Does the intersection of two finite index subgroups have finite index?

Let $(G,*)$ be a group and $H,K$ be two subgroups of $G$ of finite index (the number of left cosets of $H$ and $K$ in $G$). Is the set $H\cap K$ also a subgroup of finite index? I feel like need that $[G\colon(H\cap K)]$ is a divisor of $[G\colon H]\cdot[G\colon K]$, but I dont't know when this holds.

Can somebody help me out?


Solution 1:

Proof $1$: $\quad[G:H\cap K]=[G:H][H:H\cap K]=[G:H][HK:K]\le [G:H][G:K].$

We do not assume normality on $H,K$ and therefore cannot assume $HK$ is a group. But it is a disjoint union of cosets of $K$, so the index makes sense. Also, $[H:H\cap K]=[HK:K]$ follows from the orbit-stabilizer theorem: $H$ acts transitively on $HK/K$ and the element $K$ has stabilizer $H\cap K$.

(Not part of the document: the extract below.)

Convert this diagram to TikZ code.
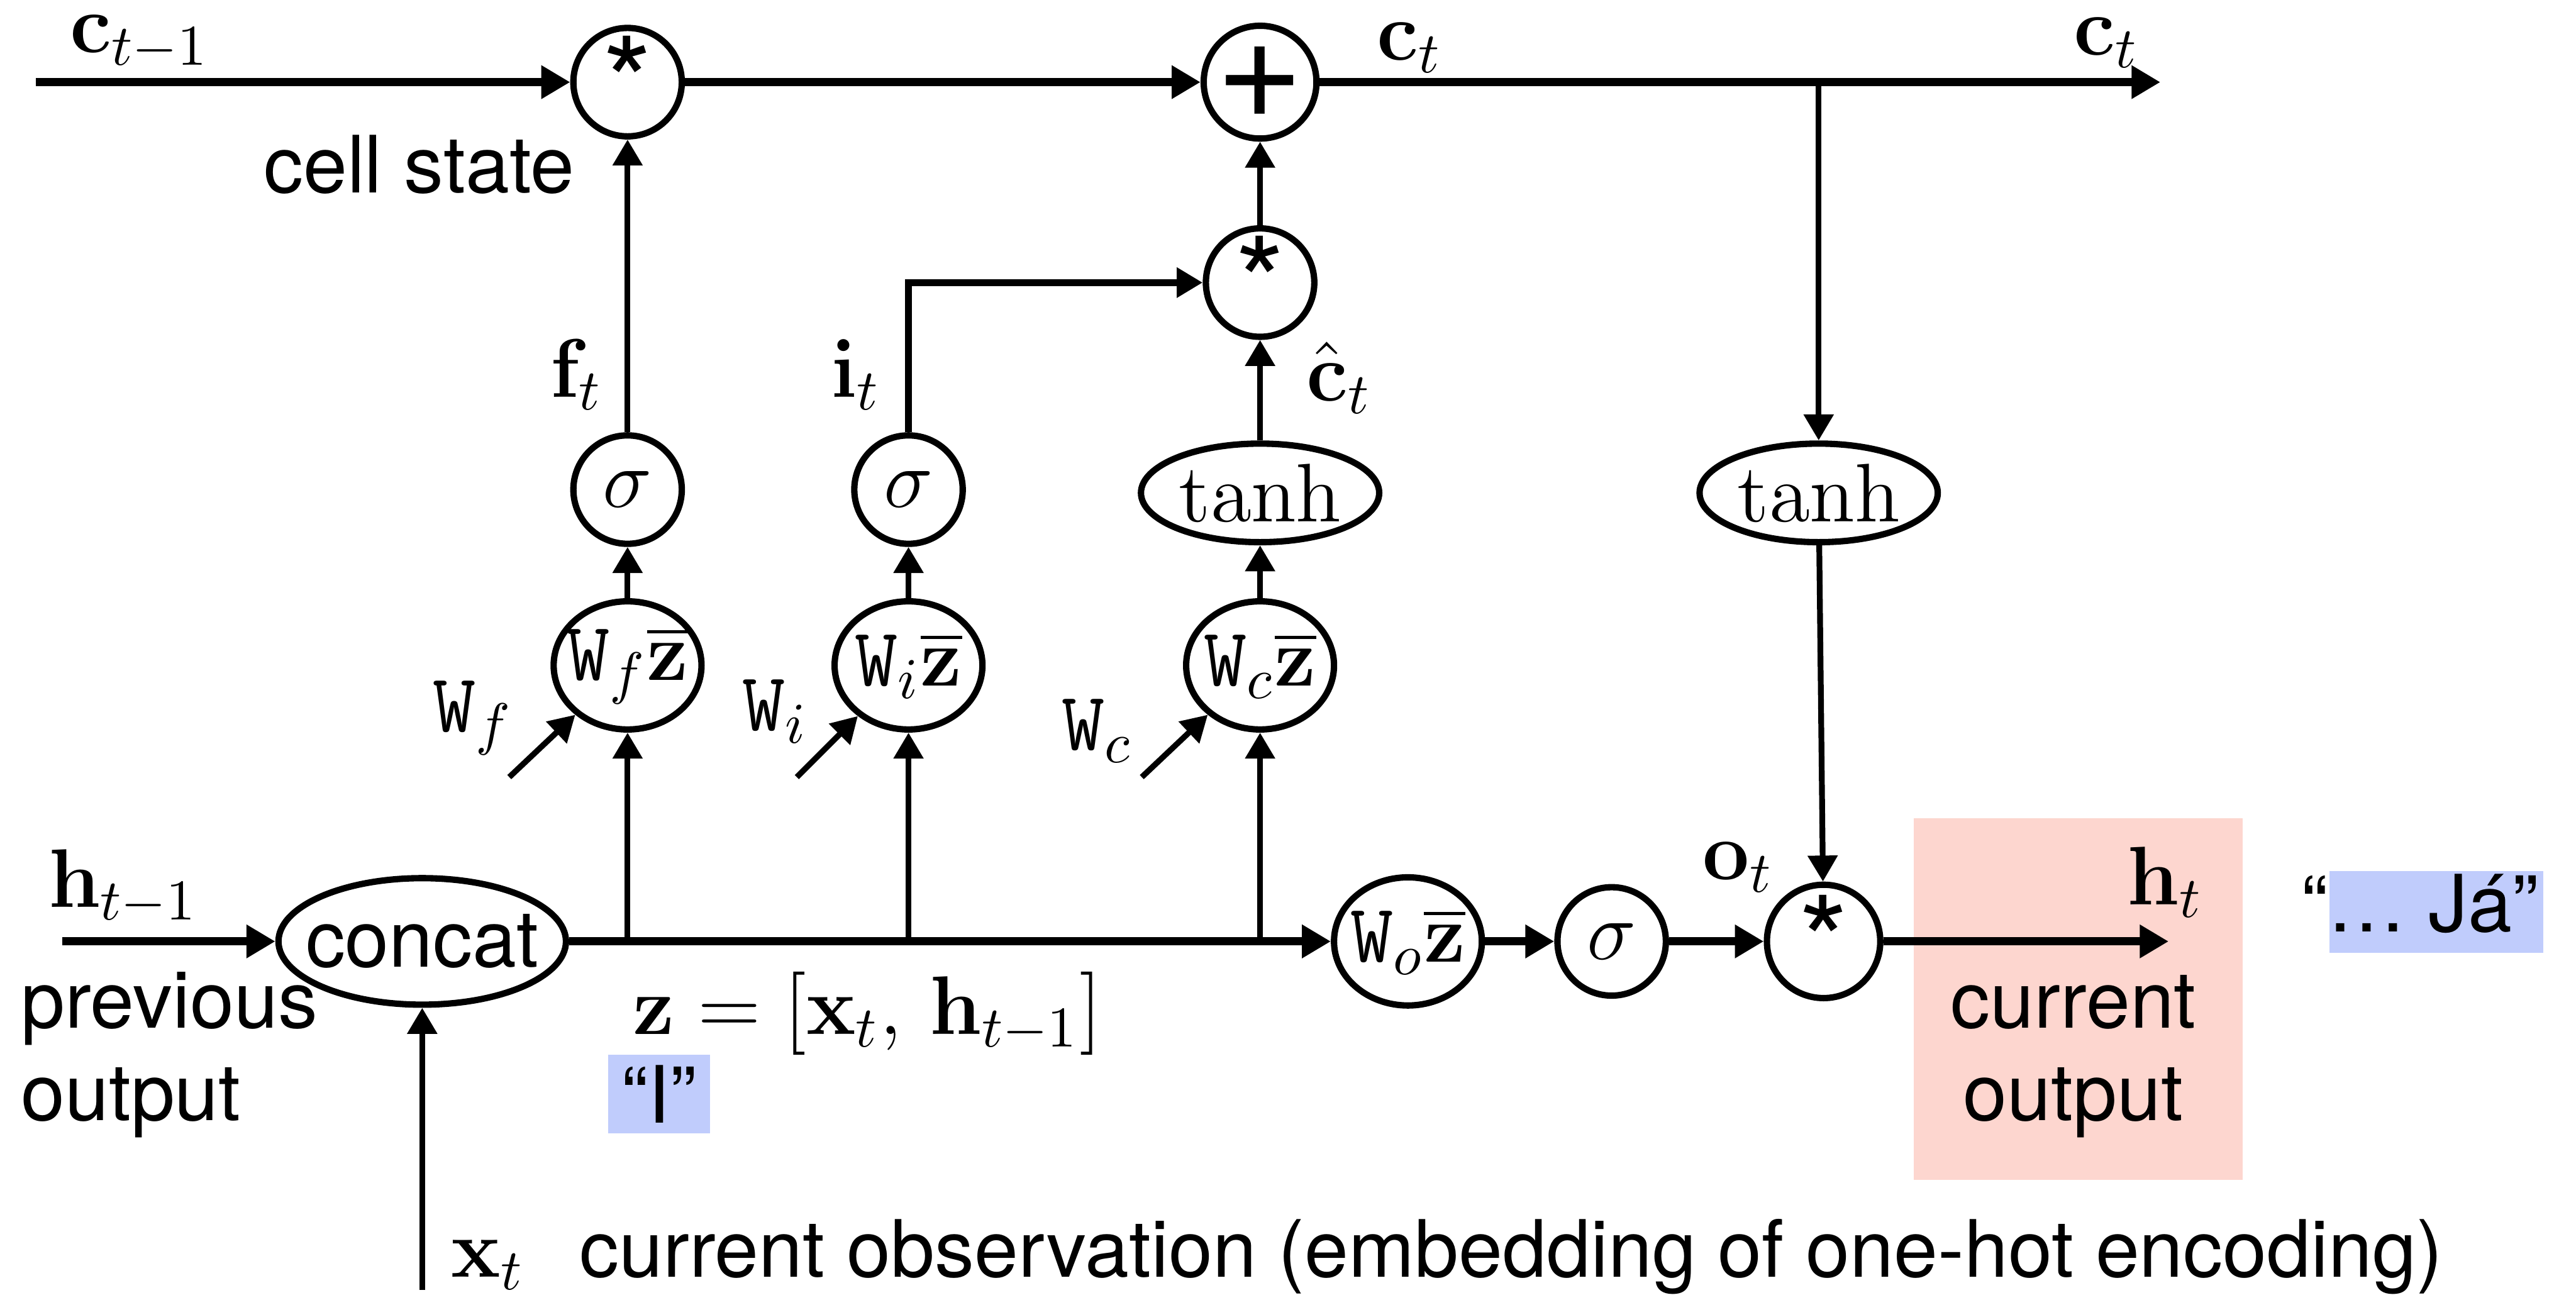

Proof $2$: Consider the diagonal action of $G$ on the product of coset spaces $G/H\times G/K$. The latter is finite so the orbit of $H\times K$ is finite, and the stabilizer of it is simply $H\cap K$. Invoke orbit-stabilizer.

Solution 2:

Let $\{H_1,\dots,H_m\}$ be the left cosets of $H$, and let $\{K_1,\dots,K_n\}$ be the left cosets of $K$. For each $x\in G$ there are unique $h(x)\in\{1,\dots,m\}$ and $k(x)\in\{1,\dots,n\}$ such that $x\in H_{h(x)}$ and $x\in K_{k(x)}$. Let $p(x)=\langle h(x),k(x)\rangle$. Note that the function $p$ takes on at most $mn$ different values. Now show:

Proposition: If $x$ and $y$ are in different left cosets of $H\cap K$, then $p(x)\ne p(y)$.

It follows immediately that $H\cap K$ can have at most $mn$ left cosets.

It may be easier to consider the contrapositive of the proposition:

If $p(x)=p(y)$, i.e., if $x$ and $y$ are in the same left coset of $H$ and the same left coset of $K$, then $x$ and $y$ are in the same left coset of $H\cap K$.

You may find it helpful to recall that $x$ and $y$ are in the same left coset of $H$ iff $x^{-1}y\in H$.